Bicubic Interpolation: Photoshop's default upscale method. Considers the 16 nearest pixels using a cubic function. Produces smoother results than bilinear with slight edge sharpening, but the fundamental problem remains — it's averaging, not detail generation.

Lanczos Resampling: A more sophisticated algorithm using a sinc function. Produces sharper results than bicubic with some ringing artefacts near edges. Often used in professional video production.

All of these methods share the same fundamental limitation: they estimate new pixel values from existing ones without access to information about what the real-world detail actually looked like. They cannot recover what was never captured.
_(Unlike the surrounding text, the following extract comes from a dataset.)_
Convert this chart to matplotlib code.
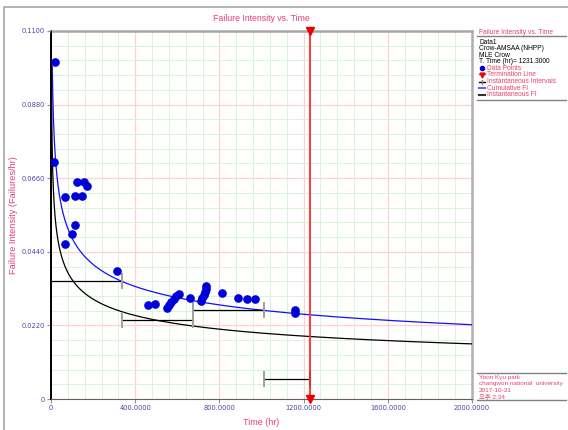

How AI Super-Resolution Works

AI super-resolution uses deep learning to approach upscaling as a pattern recognition problem rather than a mathematical interpolation problem.

Training phase: The model is trained on a dataset of millions of high-resolution images alongside artificially down-sampled versions of those same images. The model learns to map from the low-resolution version back to the high-resolution original.
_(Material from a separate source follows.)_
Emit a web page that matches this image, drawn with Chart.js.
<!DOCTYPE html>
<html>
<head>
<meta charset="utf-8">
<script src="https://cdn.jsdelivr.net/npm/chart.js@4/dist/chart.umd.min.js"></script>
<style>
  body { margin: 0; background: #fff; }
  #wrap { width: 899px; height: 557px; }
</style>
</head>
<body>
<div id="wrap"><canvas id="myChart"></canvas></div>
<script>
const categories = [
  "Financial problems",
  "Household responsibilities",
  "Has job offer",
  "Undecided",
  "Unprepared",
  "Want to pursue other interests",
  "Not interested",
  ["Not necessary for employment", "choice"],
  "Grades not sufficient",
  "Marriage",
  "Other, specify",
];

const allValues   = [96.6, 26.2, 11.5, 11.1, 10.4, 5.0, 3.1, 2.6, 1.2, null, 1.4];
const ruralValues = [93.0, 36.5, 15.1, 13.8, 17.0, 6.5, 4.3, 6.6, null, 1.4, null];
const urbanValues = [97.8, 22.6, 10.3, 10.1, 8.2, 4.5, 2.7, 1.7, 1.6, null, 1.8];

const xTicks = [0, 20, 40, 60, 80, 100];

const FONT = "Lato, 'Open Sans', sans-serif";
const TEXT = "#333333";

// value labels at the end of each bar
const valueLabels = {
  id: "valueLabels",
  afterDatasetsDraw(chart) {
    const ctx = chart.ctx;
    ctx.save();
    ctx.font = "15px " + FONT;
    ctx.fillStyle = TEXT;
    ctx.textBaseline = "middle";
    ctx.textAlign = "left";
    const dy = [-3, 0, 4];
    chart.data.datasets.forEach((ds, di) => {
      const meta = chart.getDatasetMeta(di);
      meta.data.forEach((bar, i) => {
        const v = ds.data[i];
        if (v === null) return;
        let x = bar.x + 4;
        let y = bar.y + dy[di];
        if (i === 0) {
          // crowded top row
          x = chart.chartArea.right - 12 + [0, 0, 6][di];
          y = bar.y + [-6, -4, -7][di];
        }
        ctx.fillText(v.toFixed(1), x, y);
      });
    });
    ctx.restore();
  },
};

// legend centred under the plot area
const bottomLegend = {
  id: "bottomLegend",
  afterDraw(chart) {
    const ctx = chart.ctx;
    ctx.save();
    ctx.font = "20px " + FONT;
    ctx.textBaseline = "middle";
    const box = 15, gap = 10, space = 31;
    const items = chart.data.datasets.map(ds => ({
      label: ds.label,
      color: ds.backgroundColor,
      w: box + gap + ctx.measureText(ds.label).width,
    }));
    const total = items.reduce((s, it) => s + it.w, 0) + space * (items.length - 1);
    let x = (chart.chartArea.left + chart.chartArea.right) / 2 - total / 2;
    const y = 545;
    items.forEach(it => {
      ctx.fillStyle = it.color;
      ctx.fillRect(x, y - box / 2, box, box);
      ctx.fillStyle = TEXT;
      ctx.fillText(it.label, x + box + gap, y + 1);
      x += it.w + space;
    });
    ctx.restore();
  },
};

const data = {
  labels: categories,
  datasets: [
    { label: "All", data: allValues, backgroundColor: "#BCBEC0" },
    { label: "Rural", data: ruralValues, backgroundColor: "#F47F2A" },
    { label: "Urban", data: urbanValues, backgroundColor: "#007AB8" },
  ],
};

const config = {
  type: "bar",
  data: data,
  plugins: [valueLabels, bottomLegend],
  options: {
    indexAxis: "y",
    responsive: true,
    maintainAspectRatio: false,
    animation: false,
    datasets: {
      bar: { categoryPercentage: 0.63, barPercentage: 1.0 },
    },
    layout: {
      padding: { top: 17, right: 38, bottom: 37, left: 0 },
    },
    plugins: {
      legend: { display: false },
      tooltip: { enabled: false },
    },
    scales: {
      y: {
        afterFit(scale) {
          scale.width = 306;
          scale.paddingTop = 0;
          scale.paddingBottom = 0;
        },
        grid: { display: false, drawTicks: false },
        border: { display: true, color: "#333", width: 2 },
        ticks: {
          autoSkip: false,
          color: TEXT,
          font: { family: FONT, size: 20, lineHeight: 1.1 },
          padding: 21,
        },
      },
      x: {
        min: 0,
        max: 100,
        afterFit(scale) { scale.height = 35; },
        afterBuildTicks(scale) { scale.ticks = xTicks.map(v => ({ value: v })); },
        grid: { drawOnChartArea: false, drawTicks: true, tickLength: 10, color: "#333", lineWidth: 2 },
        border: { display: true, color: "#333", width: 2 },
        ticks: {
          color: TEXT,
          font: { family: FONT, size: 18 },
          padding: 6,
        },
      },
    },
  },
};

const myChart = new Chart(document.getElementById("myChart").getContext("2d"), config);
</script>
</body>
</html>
Inference phase: When you submit an image, the trained model examines each region of the image, recognises the patterns it contains (skin texture, fabric weave, foliage, text edges, etc.), and predicts what those patterns should look like at higher resolution — based on what it learned from millions of real examples.
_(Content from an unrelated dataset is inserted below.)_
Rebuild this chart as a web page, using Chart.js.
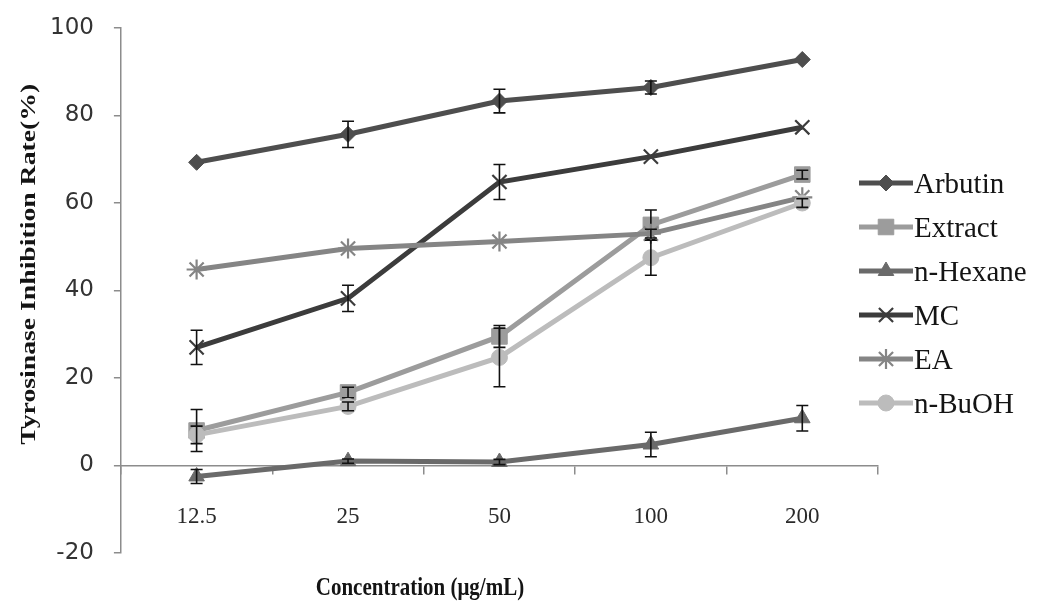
<!DOCTYPE html>
<html>
<head>
<meta charset="utf-8">
<script src="https://cdn.jsdelivr.net/npm/chart.js@4.4.1/dist/chart.umd.min.js"></script>
<style>
  html, body { margin: 0; padding: 0; background: #fff; }
  #wrap { position: relative; width: 1041px; height: 605px; }
  #legend {
    position: absolute; left: 858px; top: 161px;
    font-family: "Liberation Serif", "Times New Roman", serif;
    font-size: 29px; color: #141414;
  }
  .item { display: flex; align-items: center; height: 44px; }
</style>
</head>
<body>
<div id="wrap">
  <canvas id="chart" width="1041" height="605"></canvas>
  <div id="legend"></div>
</div>
<script>
// =====================
// Data
// =====================
const concentrations = ["12.5", "25", "50", "100", "200"];
const yTicks = [-20, 0, 20, 40, 60, 80, 100];
const xTitle = "Concentration (μg/mL)";
const yTitle = "Tyrosinase Inhibition Rate(%)";

const arbutin    = [69.3, 75.7, 83.3, 86.4, 92.8];
const arbutinErr = [0, 3.0, 2.7, 1.5, 0];
const extract    = [8.0, 16.7, 29.5, 55.0, 66.5];
const extractErr = [4.8, 1.2, 2.5, 3.4, 1.0];
const hexane     = [-2.5, 1.0, 0.8, 4.8, 10.8];
const hexaneErr  = [1.6, 0.5, 0.6, 2.8, 2.9];
const mc         = [27.0, 38.2, 64.8, 70.6, 77.3];
const mcErr      = [3.9, 3.0, 4.0, 0, 0];
const ea         = [44.8, 49.6, 51.2, 53.0, 61.3];
const eaErr      = [0, 0, 0, 1.0, 0];
const butanol    = [7.0, 13.5, 24.7, 47.5, 60.0];
const butanolErr = [2.0, 1.0, 6.7, 4.0, 1.0];

// =====================
// Series styling
// =====================
const series = [
  { label: "Arbutin",  data: arbutin, errors: arbutinErr, color: "#4e4e4e", marker: "rectRot",  r: 8 },
  { label: "Extract",  data: extract, errors: extractErr, color: "#9c9c9c", marker: "rect",     r: 11 },
  { label: "n-Hexane", data: hexane,  errors: hexaneErr,  color: "#6a6a6a", marker: "triangle", r: 9 },
  { label: "MC",       data: mc,      errors: mcErr,      color: "#3c3c3c", marker: "crossRot", r: 10 },
  { label: "EA",       data: ea,      errors: eaErr,      color: "#858585", marker: "star",     r: 10 },
  { label: "n-BuOH",   data: butanol, errors: butanolErr, color: "#bcbcbc", marker: "circle",   r: 8 }
];

const lineMarkers = ["crossRot", "star"];
const serif = "'Liberation Serif', 'Times New Roman', serif";

// =====================
// Plugins
// =====================
const errorBars = {
  id: "errorBars",
  afterDatasetDraw(chart, args) {
    const ds = chart.data.datasets[args.index];
    if (!ds.errors) return;
    const y = chart.scales.y;
    const ctx = chart.ctx;
    ctx.save();
    ctx.strokeStyle = "#111";
    ctx.lineWidth = 1.6;
    args.meta.data.forEach((pt, i) => {
      const e = ds.errors[i];
      if (!e) return;
      const v = ds.data[i];
      const top = y.getPixelForValue(v + e);
      const bot = y.getPixelForValue(v - e);
      ctx.beginPath();
      ctx.moveTo(pt.x, top); ctx.lineTo(pt.x, bot);
      ctx.moveTo(pt.x - 6, top); ctx.lineTo(pt.x + 6, top);
      ctx.moveTo(pt.x - 6, bot); ctx.lineTo(pt.x + 6, bot);
      ctx.stroke();
    });
    ctx.restore();
  }
};

// axis titles (the scan is a bit taller than wide, so the text is stretched along its length)
const axisTitles = {
  id: "axisTitles",
  afterDraw(chart) {
    const { ctx, chartArea: a } = chart;
    ctx.save();
    ctx.fillStyle = "#141414";
    ctx.textAlign = "center";
    ctx.textBaseline = "middle";
    ctx.font = "bold 21px " + serif;
    ctx.save();
    ctx.translate(a.left + (a.right - a.left) * 0.395, a.bottom + 35);
    ctx.scale(1, 1.2);
    ctx.fillText(xTitle, 0, 0);
    ctx.restore();
    ctx.save();
    ctx.translate(30, a.top + (a.bottom - a.top) * 0.45);
    ctx.rotate(-Math.PI / 2);
    ctx.scale(1.32, 1);
    ctx.fillText(yTitle, 0, 0);
    ctx.restore();
    ctx.restore();
  }
};

const datasets = series.map((s, i) => ({
  label: s.label,
  data: s.data,
  errors: s.errors,
  borderColor: s.color,
  backgroundColor: s.color,
  borderWidth: 5,
  pointStyle: s.marker,
  pointRadius: s.r,
  pointBorderWidth: lineMarkers.includes(s.marker) ? 2.2 : 1,
  pointBackgroundColor: s.color,
  pointBorderColor: s.color,
  tension: 0,
  order: series.length - i
}));

new Chart(document.getElementById("chart"), {
  type: "line",
  data: { labels: concentrations, datasets: datasets },
  plugins: [errorBars, axisTitles],
  options: {
    responsive: false,
    animation: false,
    devicePixelRatio: 1,
    layout: { padding: { left: 30, right: 163, top: 28, bottom: 52 } },
    plugins: {
      legend: { display: false },
      tooltip: { enabled: false }
    },
    scales: {
      x: {
        position: { y: 0 },
        offset: true,
        grid: { offset: true, drawOnChartArea: false, tickLength: 8, color: "#8c8c8c", lineWidth: 1.5 },
        border: { color: "#8c8c8c", width: 1.5 },
        ticks: {
          padding: 30,
          color: "#2a2a2a",
          font: { family: serif, size: 23 }
        }
      },
      y: {
        min: -20,
        max: 100,
        afterBuildTicks: axis => { axis.ticks = yTicks.map(v => ({ value: v })); },
        afterFit: axis => { axis.paddingTop = 0; axis.paddingBottom = 0; },
        grid: { drawOnChartArea: false, tickLength: 7, color: "#8c8c8c", lineWidth: 1.5 },
        border: { color: "#8c8c8c", width: 1.5 },
        ticks: {
          padding: 20,
          color: "#333",
          font: { family: "'DejaVu Sans', Verdana, sans-serif", size: 23 }
        }
      }
    }
  }
});

// =====================
// Legend (line + marker samples)
// =====================
const legendEl = document.getElementById("legend");
series.forEach(s => {
  const item = document.createElement("div");
  item.className = "item";
  const c = document.createElement("canvas");
  c.width = 56; c.height = 24;
  const g = c.getContext("2d");
  g.strokeStyle = s.color;
  g.lineWidth = 5;
  g.beginPath(); g.moveTo(1, 12); g.lineTo(55, 12); g.stroke();
  g.fillStyle = s.color;
  g.lineWidth = lineMarkers.includes(s.marker) ? 2.2 : 1;
  if (Chart.helpers && Chart.helpers.drawPoint) {
    Chart.helpers.drawPoint(g, { pointStyle: s.marker, radius: s.r, borderWidth: g.lineWidth, rotation: 0 }, 28, 12);
  }
  const t = document.createElement("span");
  t.textContent = s.label;
  item.appendChild(c);
  item.appendChild(t);
  legendEl.appendChild(item);
});
</script>
</body>
</html>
Why this produces better results: The model doesn't just average pixels. It uses contextual understanding of what different types of detail look like at high resolution. It can infer that a blurry region contains a face, and apply face-specific enhancement logic. It can recognise that a region contains text and sharpen edges differently than it would for a landscape.

Side-by-Side Quality Comparison

To understand the practical difference, consider a 500×500px portrait upscaled to 2000×2000px (4×):

Bicubic result:

- Skin texture: flat, waxy, slightly blurred

- Hair: individual strands merged into blurry masses

- Eyes: soft irises, slightly smeared catchlights

- Background: smooth but lacking any recovered texture

AI Super-Resolution result:

- Skin texture: natural pore detail recovered

- Hair: individual strand separation visible

- Eyes: sharp iris detail, clear catchlights

- Background: appropriate texture consistent with the scene

The AI result looks like a genuine higher-resolution capture of the same scene. The bicubic result looks like what it is — a stretched photograph.

When Traditional Methods Still Win

AI super-resolution is not universally superior. Traditional methods have specific advantages:

Vector graphics and UI elements: Clean graphic design with flat colours and crisp edges doesn't benefit from AI texture generation — it may even add unwanted texture. Use traditional bicubic for logos, icons, and flat design assets.

Speed: On resource-constrained systems, bicubic is near-instant even for very large images. AI upscaling requires a GPU or server-side processing.

Predictability: Traditional algorithms always produce the same output. AI outputs can have subtle variations and occasionally produce artefacts in unusual image regions.

Pixel art: Nearest-neighbour scaling preserves the intentional pixel aesthetic of retro game sprites and pixel art. AI upscaling smooths away the pixels — defeating the purpose.

Frequently Asked Questions

Is AI upscaling always better than bicubic?

For photographic content — portraits, landscapes, product photos — AI upscaling is substantially better. For flat graphic design, logos, and pixel art, traditional methods are preferred.

Does AI upscaling introduce hallucinations or false detail?

Sometimes. The model infers detail based on statistical patterns from training data. In unusual regions or heavily degraded images, it may generate plausible-but-not-accurate texture. This is generally acceptable for visual use but not for scientific imaging where pixel accuracy is critical.

Can you chain AI upscaling multiple times?

Yes — upscaling a 4× output again produces diminishing returns but can push very small images to printable resolution. Results degrade gracefully rather than catastrophically.